Wheat notes that the map, which was issued one year after Melish's seminal map, incorporates the western notions of Nicholas King for interpretations of the explorations of Lewis & Clark. The Jefferson, Madison and Gallatin Branches of the Missouri are shown, but Wheat notes that the southwest is curious, with a mountain range called Berge des Platten Flusses extending easterly from California across the Mojave Desert and the Great Basin.
The Columbia River turns due north. The Spanish Provincial governments in Louisiana Territory are named, including New Orleans, Mississippi and Louisiana. Georgia still extends to the Mississippi River. A Massive Northwest Territory is shown. Nicholas King drew a map for the War Department from the notes of Lewis & Clark, which now resides in the Boston Athenaeum. Wheat makes an extensive discussion of the King maps, which we will not repeat here. The western extremity of the Gallatin Fork reaches the Sierras in California.
A fascinating early map of the west and northwest.
Christian Gottlieb Reichard (1758-1837) was a German cartographer. Reichard studied law in Leipzig and found work as a town clerk in Bad Lobenstein. He had great personal interest in geography, history, and cartography, hobbies which gained him more renown than law. However, even after he began making maps, he continued working his clerk job, which gave him the financial stability to support his family.

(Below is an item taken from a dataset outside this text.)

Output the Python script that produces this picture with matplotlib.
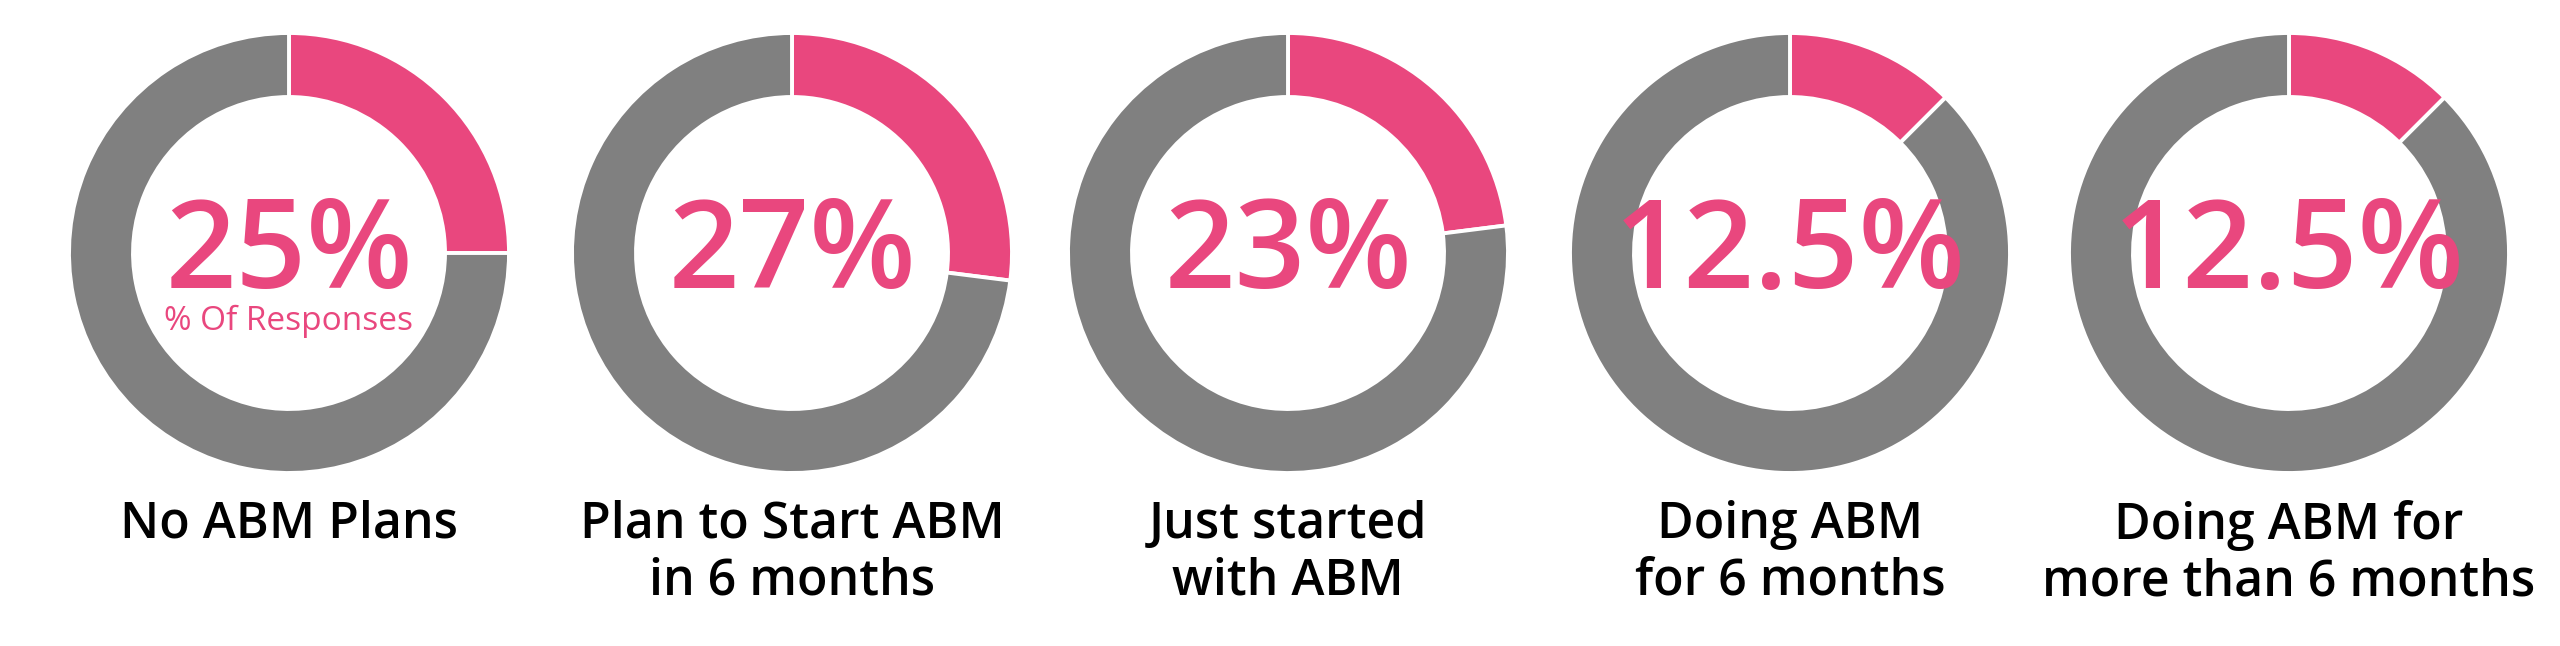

Reichard is best known for his work on his Atlas des Ganzen Erdkreises in der Central Projection (Atlas of the Whole World in the Central Projection) in 1803 and the Orbis terrarum antiquus (Atlas of the Ancient World) of 1824. He is also likely the first published cartographer to adopt the Albers conic projection, in his map Die Vereinigten Staaten von Nord-America, nach den sichersten Bestimmungen, neuesten Nachrichten und Charten, in der Alber’schen Projection entworfen, (The United States of North America, after the safest regulations, latest news and charts, designed in the Alberian projection), where he references the Albers projection by name.
Reichard’s work was known by his contemporaries as highly accurate, and in fact this descriptor still holds up today. This accuracy, along with his skill, made him very publishable, and he worked on a number of atlases with other cartographers, such as Steiler’s Handatlas. Reichard’s style is simple but includes great detail, making his maps both recognizable at a glance and engaging upon deeper study.